• What is required
Only the lines from the one containing "Write the Apache ECharts code for this chart." through the one containing "const grades = ['3rd', '4th', '5th', '6th'];" should be output, both ends included and exactly as they appear, minus any pictures.

• Data shown

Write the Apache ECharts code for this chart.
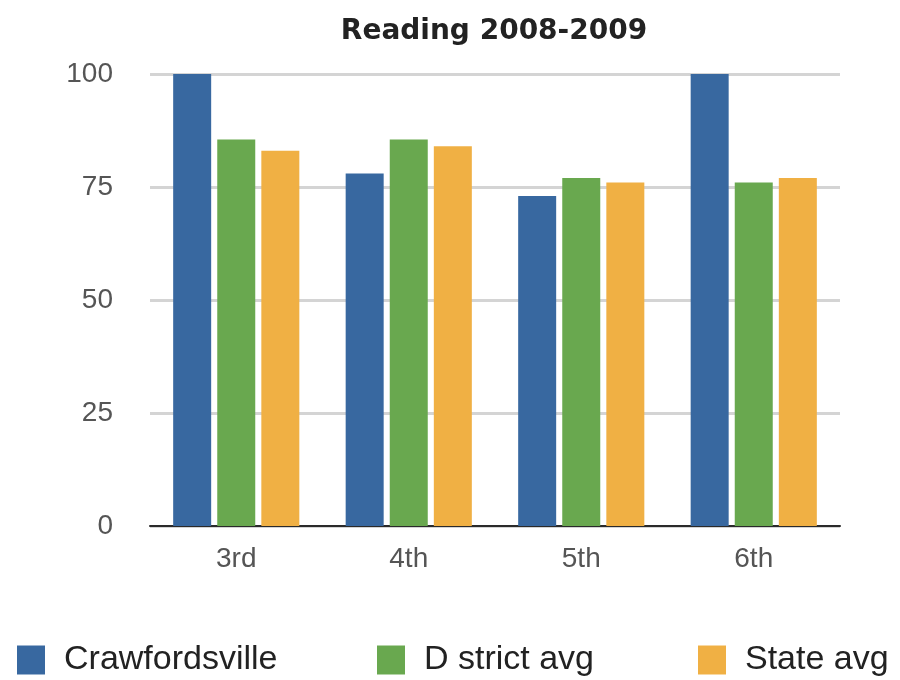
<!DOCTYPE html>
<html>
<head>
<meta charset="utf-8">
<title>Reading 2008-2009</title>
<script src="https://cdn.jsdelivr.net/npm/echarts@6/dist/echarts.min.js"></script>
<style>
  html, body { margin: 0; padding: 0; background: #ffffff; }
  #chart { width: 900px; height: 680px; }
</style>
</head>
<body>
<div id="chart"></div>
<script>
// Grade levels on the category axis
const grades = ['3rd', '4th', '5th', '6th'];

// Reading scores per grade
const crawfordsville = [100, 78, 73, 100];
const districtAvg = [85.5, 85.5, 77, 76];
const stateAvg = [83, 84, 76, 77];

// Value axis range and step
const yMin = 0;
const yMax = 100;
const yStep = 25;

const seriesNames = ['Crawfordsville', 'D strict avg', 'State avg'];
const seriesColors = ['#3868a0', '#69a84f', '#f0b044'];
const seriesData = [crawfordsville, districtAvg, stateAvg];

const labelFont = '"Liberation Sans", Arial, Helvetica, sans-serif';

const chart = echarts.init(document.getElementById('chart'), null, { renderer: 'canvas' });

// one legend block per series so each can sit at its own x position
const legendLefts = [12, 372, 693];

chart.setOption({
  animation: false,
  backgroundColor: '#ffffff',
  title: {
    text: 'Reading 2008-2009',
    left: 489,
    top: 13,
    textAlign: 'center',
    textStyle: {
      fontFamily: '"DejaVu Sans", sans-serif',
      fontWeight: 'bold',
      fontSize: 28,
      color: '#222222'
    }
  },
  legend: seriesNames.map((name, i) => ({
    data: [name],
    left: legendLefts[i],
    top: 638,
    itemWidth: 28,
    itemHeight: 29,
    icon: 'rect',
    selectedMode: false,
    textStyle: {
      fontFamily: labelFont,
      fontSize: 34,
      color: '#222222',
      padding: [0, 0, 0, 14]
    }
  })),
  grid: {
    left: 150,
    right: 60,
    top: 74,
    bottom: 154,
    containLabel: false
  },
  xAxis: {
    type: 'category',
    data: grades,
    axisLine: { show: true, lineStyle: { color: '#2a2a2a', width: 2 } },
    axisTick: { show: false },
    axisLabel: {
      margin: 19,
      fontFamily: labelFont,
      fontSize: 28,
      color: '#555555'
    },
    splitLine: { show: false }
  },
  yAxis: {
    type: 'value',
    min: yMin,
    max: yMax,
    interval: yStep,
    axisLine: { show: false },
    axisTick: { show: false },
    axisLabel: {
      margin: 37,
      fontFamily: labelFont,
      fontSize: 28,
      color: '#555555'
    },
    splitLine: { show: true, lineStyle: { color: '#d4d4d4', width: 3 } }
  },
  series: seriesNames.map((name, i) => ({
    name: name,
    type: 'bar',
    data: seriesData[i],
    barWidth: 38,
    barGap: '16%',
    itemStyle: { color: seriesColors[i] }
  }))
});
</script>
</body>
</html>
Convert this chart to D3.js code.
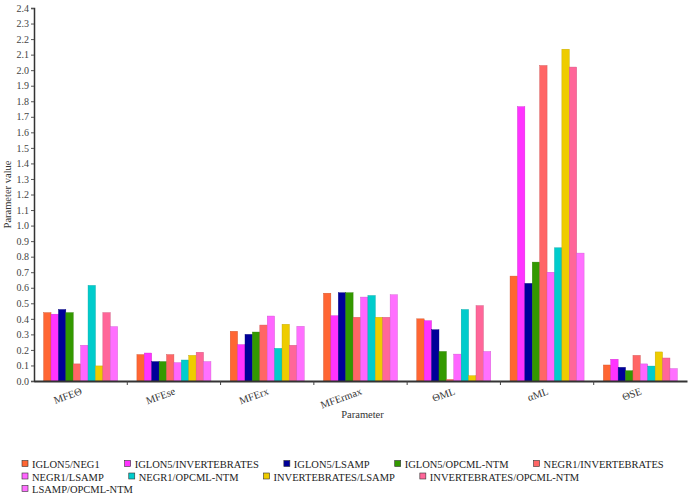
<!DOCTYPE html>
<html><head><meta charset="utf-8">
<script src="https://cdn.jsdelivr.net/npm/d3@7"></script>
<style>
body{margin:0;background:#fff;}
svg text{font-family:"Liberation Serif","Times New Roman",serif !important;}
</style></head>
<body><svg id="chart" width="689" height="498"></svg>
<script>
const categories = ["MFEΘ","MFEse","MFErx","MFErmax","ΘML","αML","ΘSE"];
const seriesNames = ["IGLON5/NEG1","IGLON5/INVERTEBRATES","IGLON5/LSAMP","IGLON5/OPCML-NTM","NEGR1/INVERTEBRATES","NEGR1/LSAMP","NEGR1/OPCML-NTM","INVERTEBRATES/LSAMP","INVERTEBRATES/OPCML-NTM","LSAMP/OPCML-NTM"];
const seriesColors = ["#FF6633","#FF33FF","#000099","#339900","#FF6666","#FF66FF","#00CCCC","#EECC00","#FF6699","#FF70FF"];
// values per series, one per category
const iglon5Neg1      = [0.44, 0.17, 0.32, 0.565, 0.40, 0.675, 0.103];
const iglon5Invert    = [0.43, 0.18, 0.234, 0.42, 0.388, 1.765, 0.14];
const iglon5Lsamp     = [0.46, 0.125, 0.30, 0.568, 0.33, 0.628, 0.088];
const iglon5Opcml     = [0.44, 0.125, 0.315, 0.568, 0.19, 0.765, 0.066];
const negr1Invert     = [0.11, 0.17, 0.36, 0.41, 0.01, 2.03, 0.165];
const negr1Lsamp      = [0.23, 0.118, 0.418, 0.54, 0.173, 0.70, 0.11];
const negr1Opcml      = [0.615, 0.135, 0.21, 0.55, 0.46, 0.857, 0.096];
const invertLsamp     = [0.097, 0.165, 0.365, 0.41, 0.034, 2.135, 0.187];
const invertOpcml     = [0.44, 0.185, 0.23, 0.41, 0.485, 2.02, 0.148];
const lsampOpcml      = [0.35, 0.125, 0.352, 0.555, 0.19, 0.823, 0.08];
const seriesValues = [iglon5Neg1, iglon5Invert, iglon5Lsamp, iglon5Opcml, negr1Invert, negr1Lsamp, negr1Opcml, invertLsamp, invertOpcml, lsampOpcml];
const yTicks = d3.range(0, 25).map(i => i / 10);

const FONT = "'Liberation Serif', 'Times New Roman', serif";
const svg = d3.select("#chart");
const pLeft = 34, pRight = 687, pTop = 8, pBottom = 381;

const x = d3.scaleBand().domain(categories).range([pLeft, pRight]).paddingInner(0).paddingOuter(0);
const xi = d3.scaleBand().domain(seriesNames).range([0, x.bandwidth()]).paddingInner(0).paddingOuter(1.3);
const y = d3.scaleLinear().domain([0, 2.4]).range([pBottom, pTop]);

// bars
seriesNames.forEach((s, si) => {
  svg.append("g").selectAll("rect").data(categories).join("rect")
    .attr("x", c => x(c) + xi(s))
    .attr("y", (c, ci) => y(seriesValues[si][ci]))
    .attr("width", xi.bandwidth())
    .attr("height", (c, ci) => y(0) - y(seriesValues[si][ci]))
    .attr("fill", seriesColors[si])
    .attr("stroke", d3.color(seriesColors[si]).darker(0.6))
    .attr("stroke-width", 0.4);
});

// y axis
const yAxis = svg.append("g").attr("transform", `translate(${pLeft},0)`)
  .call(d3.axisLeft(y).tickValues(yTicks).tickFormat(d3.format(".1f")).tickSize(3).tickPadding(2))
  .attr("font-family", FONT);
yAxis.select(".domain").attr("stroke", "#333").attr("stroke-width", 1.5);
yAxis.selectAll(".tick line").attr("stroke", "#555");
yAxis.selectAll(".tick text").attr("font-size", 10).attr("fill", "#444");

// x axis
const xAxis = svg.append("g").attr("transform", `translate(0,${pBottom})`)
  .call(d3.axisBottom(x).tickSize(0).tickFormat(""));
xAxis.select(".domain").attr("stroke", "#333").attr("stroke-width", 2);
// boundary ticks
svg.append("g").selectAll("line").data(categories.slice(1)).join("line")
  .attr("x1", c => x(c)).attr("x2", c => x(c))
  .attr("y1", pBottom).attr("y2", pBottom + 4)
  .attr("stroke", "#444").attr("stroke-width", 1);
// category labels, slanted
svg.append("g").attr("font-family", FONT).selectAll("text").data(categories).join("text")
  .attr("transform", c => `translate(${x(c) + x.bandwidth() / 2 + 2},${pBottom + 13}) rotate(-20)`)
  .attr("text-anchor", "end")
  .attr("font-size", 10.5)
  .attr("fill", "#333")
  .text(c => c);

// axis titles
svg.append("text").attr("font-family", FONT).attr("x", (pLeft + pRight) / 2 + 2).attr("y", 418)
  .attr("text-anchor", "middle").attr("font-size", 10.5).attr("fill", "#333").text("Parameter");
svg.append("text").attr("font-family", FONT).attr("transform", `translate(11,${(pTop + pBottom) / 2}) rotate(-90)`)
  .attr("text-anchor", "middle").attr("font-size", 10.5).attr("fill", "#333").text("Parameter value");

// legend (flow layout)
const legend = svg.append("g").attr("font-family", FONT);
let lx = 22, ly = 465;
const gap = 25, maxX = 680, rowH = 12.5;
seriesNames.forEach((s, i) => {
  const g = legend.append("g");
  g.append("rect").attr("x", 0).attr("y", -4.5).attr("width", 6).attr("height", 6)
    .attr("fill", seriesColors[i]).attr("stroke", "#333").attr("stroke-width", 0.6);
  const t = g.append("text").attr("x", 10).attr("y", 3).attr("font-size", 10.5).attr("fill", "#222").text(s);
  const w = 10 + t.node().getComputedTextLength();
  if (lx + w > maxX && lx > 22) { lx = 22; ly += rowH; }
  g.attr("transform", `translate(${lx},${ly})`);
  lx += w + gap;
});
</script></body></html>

...

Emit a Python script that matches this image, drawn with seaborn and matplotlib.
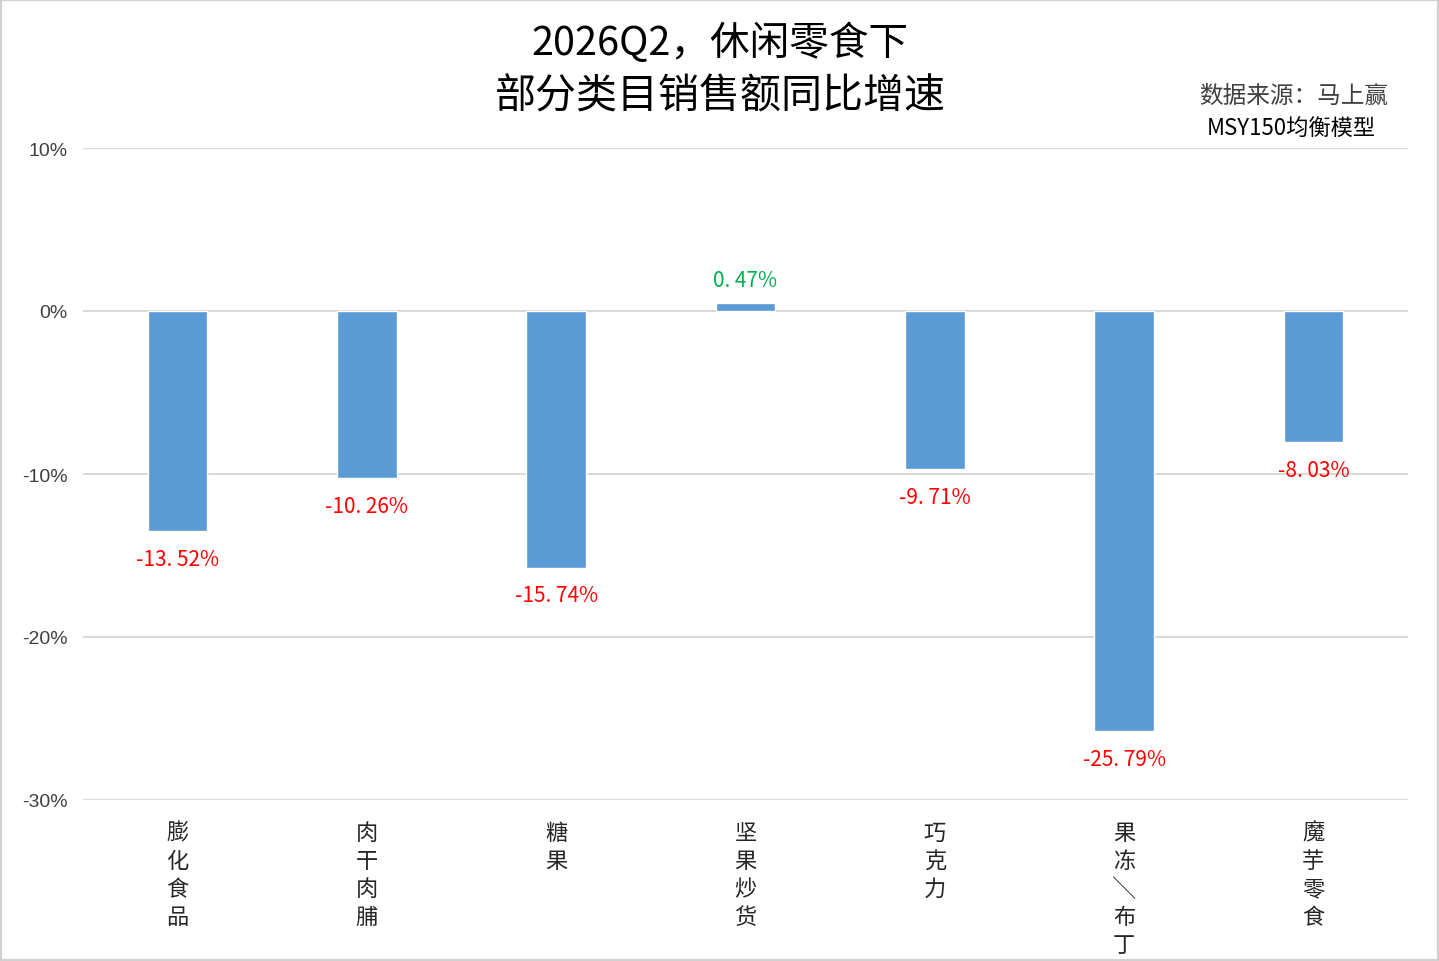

* * *

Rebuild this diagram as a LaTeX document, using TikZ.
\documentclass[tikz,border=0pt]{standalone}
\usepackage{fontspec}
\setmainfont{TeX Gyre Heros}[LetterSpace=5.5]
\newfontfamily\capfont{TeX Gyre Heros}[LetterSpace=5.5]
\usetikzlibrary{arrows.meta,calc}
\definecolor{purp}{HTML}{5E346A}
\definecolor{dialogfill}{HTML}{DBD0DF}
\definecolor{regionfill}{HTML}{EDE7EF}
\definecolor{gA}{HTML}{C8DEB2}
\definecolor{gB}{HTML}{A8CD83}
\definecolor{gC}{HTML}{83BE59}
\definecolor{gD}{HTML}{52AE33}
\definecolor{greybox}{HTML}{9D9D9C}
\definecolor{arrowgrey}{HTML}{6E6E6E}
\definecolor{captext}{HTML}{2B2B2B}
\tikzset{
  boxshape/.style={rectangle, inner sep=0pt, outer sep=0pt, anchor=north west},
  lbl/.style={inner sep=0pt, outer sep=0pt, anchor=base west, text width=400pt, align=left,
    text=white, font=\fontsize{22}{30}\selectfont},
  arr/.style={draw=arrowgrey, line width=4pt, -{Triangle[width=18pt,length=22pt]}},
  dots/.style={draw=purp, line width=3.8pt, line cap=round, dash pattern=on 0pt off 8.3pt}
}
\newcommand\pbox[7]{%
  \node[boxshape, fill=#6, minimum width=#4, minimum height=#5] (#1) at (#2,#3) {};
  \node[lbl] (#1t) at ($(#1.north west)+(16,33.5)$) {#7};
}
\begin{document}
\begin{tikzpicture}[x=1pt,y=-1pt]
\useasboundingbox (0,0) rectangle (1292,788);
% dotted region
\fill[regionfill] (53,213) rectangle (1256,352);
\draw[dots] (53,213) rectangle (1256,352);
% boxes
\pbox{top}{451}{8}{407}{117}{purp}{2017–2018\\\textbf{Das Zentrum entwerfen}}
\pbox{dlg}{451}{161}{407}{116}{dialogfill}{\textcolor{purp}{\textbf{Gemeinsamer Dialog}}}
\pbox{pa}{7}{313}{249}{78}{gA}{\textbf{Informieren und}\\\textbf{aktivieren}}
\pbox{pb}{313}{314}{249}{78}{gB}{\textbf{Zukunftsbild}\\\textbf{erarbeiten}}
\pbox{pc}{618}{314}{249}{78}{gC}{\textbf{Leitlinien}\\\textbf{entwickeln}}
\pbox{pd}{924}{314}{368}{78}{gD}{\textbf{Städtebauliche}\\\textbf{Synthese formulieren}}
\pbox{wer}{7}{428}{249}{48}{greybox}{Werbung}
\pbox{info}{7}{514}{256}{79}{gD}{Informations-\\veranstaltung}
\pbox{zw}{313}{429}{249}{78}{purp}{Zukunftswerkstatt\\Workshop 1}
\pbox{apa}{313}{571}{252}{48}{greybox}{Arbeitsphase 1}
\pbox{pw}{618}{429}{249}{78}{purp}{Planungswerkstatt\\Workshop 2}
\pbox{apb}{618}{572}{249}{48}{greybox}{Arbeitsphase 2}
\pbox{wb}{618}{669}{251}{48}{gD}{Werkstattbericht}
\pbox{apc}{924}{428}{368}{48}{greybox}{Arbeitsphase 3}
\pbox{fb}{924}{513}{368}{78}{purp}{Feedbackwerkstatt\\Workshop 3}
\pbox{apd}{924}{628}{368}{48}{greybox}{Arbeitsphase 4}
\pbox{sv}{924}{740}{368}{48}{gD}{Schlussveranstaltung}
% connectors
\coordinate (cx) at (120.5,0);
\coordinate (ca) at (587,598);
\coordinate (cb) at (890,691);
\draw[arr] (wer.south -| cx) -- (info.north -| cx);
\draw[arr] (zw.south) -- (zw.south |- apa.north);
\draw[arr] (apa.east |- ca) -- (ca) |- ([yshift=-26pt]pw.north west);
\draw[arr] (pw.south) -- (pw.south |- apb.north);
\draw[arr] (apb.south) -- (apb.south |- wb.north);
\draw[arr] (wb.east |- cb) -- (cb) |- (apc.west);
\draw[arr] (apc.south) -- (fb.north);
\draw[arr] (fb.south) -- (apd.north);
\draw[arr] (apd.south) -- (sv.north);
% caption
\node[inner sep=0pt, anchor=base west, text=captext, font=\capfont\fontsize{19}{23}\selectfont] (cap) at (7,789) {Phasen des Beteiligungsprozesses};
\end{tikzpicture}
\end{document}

• The output
Write the Apache ECharts code for this chart.
<!DOCTYPE html>
<html>
<head>
<meta charset="utf-8">
<title>Reading 2008-2009</title>
<script src="https://cdn.jsdelivr.net/npm/echarts@6/dist/echarts.min.js"></script>
<style>
  html, body { margin: 0; padding: 0; background: #ffffff; }
  #chart { width: 900px; height: 680px; }
</style>
</head>
<body>
<div id="chart"></div>
<script>
// Grade levels on the category axis
const grades = ['3rd', '4th', '5th', '6th'];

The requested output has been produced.